Strange request but I'm after some unusual green glasses to display in my kitchen! 
Have looked everywhere for a while and can't really find anything .... except 
http://www.amazon.co.uk/GUZZINI-TABLE-ART-CHAMPAGNE-FLUTES/dp/B001V0IP78/ref=sr_1_50?ie=UTF8&s=kitchen&qid=1282833768&sr=1-50

but I dont think dh would be happy if I spent that amount on them!
I also want something quirky/funky for my bedroom in a turquoise colour, wall art, anything really  
So anyone else got any idea's? 

**This post contains an unconfirmed link/information and readers are reminded that FertilityFriends.co.uk or its owners are not responsible for the content of external internet sites**


----------



## Tina xx (Aug 30, 2006)

Hey hun, have you had a look in Wilkinsons?
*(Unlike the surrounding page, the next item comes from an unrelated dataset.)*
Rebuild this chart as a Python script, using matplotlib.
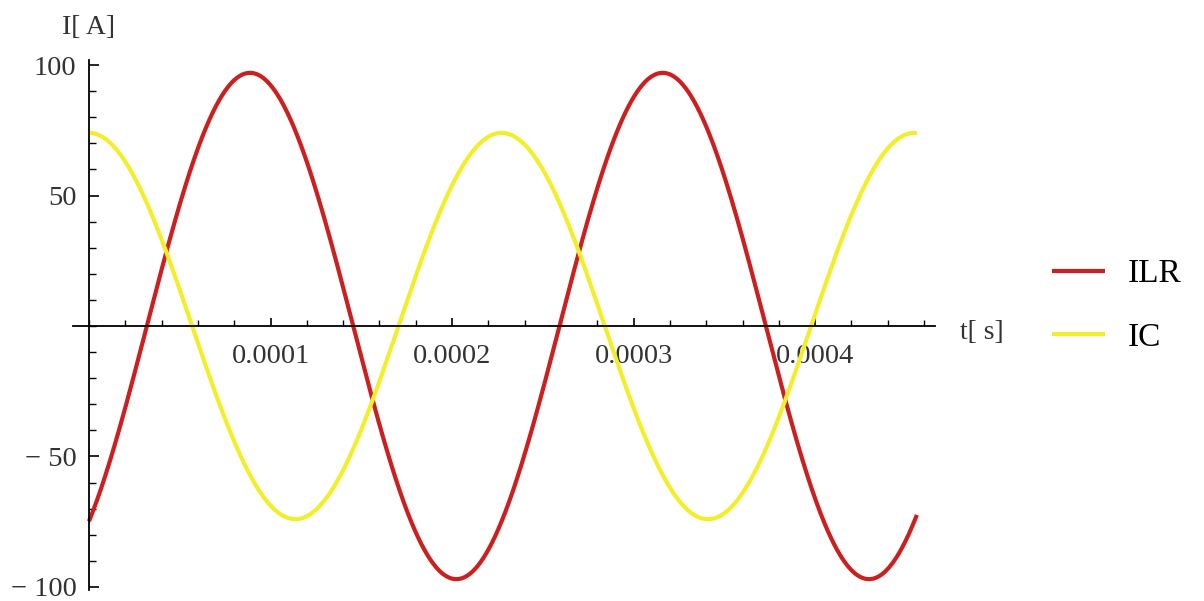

They are doing some lovely turquoise flowers, candles and prints for the bedroom - my sister has bought some lovely bits from there. Not sure about the glasses though hun, sorry   

Happy shopping!!!


----------



## Stalyvegas (Oct 14, 2007)

Hiya
Have a look for LSA - they do glasses in lots of colours, and much more reasonable, last time I got some I think it was bout 8 quid for a wine glass.

http://www.lsa-international.com/lifestyle.aspx?menu1=eatdrink&menu2=breakfastbrunch

You can get it house of fraser, debenhams, selfridges, john lewis etc... lots of places - and some places (JLewis) so their own version too, so you might get lucky  
http://www.johnlewis.com/73569/Product.aspx
These are on sale.
Rx

***This post contains an unconfirmed link/information and readers are reminded that FertilityFriends.co.uk or its owners are not responsible for the content of external internet sites***


----------



## Ceri. (Sep 6, 2004)

Thanks Staly and Tina    Checking those out now, although have to find out where the nearest wilkinsons is, dont think we have one near us .... 
Just had a look, there's one 5 miles away! Will go take a look there too   

xx


----------



## MrsMaguire (May 25, 2009)

I read this a while back but couldn't really help.
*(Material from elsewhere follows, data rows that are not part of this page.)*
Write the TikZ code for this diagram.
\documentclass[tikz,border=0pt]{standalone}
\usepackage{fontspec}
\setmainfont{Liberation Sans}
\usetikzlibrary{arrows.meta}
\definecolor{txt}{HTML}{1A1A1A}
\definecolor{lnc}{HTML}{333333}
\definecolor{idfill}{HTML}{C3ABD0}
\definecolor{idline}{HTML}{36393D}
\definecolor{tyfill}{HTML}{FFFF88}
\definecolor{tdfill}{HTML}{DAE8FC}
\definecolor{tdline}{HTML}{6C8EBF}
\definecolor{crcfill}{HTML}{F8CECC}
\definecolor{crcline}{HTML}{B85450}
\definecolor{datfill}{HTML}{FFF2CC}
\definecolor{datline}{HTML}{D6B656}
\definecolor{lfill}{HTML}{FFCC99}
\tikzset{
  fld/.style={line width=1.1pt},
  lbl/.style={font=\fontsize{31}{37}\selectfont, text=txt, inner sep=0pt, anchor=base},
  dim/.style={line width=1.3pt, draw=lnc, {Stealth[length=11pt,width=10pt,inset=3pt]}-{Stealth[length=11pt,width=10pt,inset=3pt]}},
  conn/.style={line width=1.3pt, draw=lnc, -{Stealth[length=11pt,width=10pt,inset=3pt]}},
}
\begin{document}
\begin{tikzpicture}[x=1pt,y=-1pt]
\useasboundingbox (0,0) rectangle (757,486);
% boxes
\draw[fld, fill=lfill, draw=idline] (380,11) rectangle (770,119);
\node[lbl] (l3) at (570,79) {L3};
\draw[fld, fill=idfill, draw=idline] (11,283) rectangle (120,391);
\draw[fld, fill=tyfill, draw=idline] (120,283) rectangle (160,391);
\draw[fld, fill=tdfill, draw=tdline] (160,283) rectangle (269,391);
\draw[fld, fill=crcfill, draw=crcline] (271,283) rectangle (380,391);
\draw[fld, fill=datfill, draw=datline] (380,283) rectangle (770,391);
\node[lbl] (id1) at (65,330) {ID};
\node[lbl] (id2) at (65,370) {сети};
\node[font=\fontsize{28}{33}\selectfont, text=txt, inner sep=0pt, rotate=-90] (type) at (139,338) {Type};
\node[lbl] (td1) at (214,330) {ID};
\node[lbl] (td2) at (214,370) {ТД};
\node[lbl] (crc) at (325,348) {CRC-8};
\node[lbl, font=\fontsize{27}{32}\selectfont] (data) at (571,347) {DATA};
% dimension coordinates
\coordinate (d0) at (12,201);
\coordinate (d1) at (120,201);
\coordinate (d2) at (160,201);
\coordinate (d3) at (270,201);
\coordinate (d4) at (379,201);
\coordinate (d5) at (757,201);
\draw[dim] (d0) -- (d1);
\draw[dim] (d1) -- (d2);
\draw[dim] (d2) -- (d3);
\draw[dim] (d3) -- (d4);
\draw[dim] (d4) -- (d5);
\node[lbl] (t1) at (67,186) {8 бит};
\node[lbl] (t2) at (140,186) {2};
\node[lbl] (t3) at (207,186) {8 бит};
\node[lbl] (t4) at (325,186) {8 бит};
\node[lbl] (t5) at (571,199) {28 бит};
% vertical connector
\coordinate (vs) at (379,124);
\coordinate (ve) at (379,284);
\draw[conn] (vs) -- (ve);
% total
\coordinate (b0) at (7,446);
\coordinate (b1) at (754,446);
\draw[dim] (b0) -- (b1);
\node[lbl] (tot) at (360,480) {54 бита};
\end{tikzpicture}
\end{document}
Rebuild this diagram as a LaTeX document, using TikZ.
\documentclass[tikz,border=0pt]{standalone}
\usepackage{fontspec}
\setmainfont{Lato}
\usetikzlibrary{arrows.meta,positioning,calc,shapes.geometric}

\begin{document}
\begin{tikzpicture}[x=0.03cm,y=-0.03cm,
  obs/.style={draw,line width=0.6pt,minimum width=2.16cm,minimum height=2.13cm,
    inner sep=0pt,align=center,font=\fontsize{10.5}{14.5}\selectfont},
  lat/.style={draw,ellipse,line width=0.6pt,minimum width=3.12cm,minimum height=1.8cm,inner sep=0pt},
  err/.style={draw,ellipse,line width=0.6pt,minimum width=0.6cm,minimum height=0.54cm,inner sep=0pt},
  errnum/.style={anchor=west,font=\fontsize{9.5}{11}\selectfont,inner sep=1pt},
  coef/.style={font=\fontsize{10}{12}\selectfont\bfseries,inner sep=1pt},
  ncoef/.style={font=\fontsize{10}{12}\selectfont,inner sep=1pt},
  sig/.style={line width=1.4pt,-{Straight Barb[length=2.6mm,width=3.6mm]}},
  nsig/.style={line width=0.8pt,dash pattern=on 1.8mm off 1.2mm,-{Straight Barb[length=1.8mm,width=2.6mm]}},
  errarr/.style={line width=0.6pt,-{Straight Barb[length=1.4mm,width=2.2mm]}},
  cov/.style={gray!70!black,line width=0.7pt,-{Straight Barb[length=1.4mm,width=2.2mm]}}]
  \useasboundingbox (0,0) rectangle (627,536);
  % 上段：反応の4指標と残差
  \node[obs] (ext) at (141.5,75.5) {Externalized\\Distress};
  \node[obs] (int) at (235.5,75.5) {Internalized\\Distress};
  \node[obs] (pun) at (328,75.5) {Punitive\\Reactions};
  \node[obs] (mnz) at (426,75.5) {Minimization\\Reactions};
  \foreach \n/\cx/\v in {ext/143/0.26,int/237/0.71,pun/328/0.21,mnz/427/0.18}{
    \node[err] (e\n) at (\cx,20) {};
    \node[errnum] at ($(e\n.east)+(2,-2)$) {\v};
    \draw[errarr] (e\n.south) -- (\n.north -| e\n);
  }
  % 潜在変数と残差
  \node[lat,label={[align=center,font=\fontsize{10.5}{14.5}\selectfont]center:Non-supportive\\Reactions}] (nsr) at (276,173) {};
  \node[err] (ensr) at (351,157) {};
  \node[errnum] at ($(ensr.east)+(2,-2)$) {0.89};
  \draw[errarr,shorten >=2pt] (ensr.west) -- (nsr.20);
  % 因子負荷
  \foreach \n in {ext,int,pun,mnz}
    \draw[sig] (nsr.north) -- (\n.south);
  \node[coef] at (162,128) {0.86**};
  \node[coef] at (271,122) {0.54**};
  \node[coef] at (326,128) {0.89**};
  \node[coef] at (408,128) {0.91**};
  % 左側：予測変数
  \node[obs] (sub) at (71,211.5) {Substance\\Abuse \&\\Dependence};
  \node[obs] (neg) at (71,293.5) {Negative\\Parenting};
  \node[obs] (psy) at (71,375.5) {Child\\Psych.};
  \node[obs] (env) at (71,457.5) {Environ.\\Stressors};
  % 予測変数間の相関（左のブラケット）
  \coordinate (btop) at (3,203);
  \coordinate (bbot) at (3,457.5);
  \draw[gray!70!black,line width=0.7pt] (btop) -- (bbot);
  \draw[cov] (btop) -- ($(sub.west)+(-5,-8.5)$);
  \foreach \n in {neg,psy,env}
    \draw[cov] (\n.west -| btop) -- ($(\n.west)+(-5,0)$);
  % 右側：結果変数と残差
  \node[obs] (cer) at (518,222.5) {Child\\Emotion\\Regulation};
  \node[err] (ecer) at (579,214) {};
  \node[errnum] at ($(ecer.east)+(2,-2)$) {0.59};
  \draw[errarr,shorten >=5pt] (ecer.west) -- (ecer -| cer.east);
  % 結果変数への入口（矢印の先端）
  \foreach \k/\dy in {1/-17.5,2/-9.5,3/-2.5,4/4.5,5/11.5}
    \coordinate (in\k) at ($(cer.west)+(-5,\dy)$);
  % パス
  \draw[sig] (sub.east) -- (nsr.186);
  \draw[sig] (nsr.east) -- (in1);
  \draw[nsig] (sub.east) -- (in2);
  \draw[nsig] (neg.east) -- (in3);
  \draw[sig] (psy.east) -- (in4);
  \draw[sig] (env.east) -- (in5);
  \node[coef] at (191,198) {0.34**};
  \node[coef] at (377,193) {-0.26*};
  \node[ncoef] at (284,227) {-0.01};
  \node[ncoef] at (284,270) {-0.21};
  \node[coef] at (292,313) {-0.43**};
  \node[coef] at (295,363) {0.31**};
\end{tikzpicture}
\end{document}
But was in next today and saw some greeny tinted glasses that fit the bit exactly, from what I saw they cost like £5 each. 

The only thing is I've checked on the website and in true next fashion it appears to be something onlyy in the stores.

But it was a large champagne style glass with green in the top part - clear'ish glass at the bottom. They looked truly stunning.

I guess if you've got a next homeware store nearby then they should stock them.

xx


----------